Recent trends in practice support the implementation of the retrograde approach during the same procedure, but after a short (approximately 15 minutes of radiation time and 50–75 ml of contrast media), focused antegrade failure.13 Moreover, the concept of CTO PCI as a unique entity with complementary antegrade and retrograde components has gradually matured over the years. At present, more experienced operators interchangeably employ both antegrade and retrograde techniques in a non-dogmatic manner, switching from one approach to another, always based on clinical and anatomical criteria, with great efficacy and safety.

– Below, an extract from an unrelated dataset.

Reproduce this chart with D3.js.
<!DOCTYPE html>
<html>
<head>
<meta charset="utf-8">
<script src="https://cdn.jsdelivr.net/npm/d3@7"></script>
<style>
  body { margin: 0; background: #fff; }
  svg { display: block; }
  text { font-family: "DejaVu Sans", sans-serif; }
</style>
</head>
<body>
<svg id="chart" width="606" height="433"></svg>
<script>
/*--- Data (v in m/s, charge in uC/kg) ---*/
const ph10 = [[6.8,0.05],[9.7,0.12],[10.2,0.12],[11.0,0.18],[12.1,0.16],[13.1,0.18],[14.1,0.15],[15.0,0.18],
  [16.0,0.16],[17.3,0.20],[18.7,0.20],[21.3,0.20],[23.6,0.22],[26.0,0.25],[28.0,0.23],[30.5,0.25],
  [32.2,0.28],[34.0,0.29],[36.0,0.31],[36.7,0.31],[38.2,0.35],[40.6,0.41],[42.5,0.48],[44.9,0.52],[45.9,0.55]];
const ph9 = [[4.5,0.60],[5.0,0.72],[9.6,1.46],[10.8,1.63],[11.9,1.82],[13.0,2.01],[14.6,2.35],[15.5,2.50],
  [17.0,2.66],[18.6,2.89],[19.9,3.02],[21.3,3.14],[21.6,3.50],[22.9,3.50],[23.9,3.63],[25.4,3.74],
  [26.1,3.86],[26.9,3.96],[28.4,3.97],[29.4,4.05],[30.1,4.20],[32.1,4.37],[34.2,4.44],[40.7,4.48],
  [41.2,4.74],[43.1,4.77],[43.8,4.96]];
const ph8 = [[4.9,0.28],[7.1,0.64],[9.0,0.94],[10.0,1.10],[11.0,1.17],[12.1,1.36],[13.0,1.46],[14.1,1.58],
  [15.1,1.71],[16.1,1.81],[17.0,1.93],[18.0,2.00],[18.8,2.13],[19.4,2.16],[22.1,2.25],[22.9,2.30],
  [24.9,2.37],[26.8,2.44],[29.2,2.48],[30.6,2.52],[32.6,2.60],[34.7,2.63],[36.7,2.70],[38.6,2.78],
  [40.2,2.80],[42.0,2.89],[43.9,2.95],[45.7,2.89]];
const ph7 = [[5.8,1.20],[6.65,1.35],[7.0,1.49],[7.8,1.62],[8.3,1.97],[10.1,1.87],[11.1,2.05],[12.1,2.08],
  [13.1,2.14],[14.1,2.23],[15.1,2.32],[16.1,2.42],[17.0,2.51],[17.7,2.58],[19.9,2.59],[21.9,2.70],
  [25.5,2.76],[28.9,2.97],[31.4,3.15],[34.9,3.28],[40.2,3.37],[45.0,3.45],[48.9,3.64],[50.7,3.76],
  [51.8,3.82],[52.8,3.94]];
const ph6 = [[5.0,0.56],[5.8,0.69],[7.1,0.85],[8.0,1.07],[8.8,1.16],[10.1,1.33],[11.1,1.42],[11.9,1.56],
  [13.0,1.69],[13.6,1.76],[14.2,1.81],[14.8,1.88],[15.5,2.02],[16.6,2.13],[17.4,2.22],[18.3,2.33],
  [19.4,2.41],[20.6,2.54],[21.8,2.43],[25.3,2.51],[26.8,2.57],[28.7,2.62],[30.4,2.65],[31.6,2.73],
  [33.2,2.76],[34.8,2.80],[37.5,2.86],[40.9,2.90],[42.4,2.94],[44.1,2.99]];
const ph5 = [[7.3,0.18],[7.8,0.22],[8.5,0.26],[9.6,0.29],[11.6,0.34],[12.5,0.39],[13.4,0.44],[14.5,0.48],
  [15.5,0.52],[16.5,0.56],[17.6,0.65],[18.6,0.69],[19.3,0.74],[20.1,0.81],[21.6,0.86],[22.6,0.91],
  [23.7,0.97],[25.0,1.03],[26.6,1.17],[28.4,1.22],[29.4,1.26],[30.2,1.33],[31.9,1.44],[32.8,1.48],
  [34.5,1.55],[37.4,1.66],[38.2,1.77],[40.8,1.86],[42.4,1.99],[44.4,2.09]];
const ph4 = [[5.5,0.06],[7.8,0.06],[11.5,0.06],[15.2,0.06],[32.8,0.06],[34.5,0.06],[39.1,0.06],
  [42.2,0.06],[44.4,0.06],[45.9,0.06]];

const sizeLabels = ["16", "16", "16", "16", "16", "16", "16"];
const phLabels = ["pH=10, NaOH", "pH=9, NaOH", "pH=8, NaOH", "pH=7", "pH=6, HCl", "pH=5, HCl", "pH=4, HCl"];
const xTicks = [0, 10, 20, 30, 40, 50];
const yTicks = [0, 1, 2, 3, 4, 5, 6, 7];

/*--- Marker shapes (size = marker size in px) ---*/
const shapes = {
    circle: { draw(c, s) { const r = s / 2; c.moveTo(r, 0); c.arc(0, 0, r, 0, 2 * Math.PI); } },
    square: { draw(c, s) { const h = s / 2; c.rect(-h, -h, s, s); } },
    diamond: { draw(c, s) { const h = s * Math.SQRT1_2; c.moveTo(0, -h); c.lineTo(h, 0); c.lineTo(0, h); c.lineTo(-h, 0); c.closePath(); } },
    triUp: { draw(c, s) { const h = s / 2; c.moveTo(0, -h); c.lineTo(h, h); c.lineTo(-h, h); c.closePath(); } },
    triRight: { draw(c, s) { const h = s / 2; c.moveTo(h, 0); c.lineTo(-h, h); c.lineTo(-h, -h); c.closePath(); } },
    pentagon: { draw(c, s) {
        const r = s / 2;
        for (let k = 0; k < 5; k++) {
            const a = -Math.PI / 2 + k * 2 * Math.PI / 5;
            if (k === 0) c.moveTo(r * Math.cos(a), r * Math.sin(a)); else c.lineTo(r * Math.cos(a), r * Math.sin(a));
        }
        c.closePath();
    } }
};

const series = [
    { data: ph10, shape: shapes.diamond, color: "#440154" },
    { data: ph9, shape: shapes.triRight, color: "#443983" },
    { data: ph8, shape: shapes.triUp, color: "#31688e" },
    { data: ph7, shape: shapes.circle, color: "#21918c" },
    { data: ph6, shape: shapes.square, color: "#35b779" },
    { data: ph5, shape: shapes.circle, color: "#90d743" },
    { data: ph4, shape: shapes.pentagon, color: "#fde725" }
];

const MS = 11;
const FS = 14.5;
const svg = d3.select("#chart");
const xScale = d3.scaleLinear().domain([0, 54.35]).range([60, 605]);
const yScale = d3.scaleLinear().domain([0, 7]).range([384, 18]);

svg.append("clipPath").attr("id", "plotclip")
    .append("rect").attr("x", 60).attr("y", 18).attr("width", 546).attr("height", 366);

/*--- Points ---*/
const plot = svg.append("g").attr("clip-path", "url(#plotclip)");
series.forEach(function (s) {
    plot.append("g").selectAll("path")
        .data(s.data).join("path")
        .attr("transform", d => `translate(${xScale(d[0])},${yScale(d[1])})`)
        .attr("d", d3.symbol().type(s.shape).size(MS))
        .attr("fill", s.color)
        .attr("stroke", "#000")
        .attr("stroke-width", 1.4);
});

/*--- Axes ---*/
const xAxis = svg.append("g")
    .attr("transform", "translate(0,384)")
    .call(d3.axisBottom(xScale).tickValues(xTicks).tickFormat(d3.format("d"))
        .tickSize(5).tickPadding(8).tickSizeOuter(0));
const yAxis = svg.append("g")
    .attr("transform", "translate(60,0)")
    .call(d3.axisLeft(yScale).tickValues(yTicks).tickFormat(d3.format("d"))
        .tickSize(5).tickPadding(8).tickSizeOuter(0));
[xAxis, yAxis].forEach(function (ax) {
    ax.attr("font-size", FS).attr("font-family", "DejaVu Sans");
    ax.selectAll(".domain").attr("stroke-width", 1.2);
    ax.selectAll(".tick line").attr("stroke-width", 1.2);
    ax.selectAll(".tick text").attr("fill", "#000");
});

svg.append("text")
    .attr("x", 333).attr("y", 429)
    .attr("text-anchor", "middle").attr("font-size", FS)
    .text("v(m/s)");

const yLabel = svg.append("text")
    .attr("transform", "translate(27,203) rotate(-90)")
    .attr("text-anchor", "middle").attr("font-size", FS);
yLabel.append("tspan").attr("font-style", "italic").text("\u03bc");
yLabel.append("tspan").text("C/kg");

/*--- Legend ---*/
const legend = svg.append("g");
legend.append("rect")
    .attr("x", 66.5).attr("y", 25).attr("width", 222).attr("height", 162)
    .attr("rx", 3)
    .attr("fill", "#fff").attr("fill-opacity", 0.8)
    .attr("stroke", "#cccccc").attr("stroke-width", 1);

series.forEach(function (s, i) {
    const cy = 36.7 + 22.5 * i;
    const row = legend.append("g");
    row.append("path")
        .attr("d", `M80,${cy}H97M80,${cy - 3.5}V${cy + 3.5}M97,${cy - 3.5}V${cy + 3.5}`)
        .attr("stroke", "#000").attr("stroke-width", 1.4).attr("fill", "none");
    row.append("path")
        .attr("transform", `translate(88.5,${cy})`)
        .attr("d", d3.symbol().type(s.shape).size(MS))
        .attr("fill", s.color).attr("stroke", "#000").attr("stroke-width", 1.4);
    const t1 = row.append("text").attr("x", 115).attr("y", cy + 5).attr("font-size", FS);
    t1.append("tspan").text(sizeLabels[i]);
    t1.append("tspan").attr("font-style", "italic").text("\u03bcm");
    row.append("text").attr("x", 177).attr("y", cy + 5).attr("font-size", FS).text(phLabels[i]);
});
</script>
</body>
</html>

CTO PCI is related to certain procedural and in-hospital complications, well described in literature,13,21 but traditionally is considered a low risk procedure. There are no randomised trials comparing CTO versus non-CTO PCI, but indirect comparisons demonstrate a comparable low incidence of procedural events with MACE rates not exceeding 4–5 %.4 Retrograde techniques, due to their inherent complexity, are associated with certain complications not observed during antegrade CTO recanalisation, that tend to be minor and easily treatable in the majority of the cases. These complications may involve the occluded artery (retrograde perforation/dissection), the collaterals (rupture/haematoma of the septal or epicardial collaterals, perforation to the right ventricle [RV]/left ventricle [LV], septal wire trapping, epicardial flow disruption with ischaemia) and the donor artery (dissection/thrombosis potentially life-threatening, spasm leading to ischaemia).12,13

Conclusion

In this report we describe a case of double CTO percutaneous recanalisation in a symptomatic young patient. Both antegrade and retrograde techniques were interchangeably employed, without prejudice or strict predetermined order, to facilitate successful CTO recanalisation. Thanks to increasing operator experience and development of more sophisticated techniques, CTO PCI is currently achieving high procedural success rates and serves as an alternative and efficient approach for complex CTO treatment. For safety and efficacy reasons, experience in the field of CTO PCI (>300 CTOs and >50 retrograde procedures per year) should be considered a prerequisite for such recanalisation attempts. In case safety criteria for CTO PCI cannot be met, optimal medical treatment or CABG should be preferred.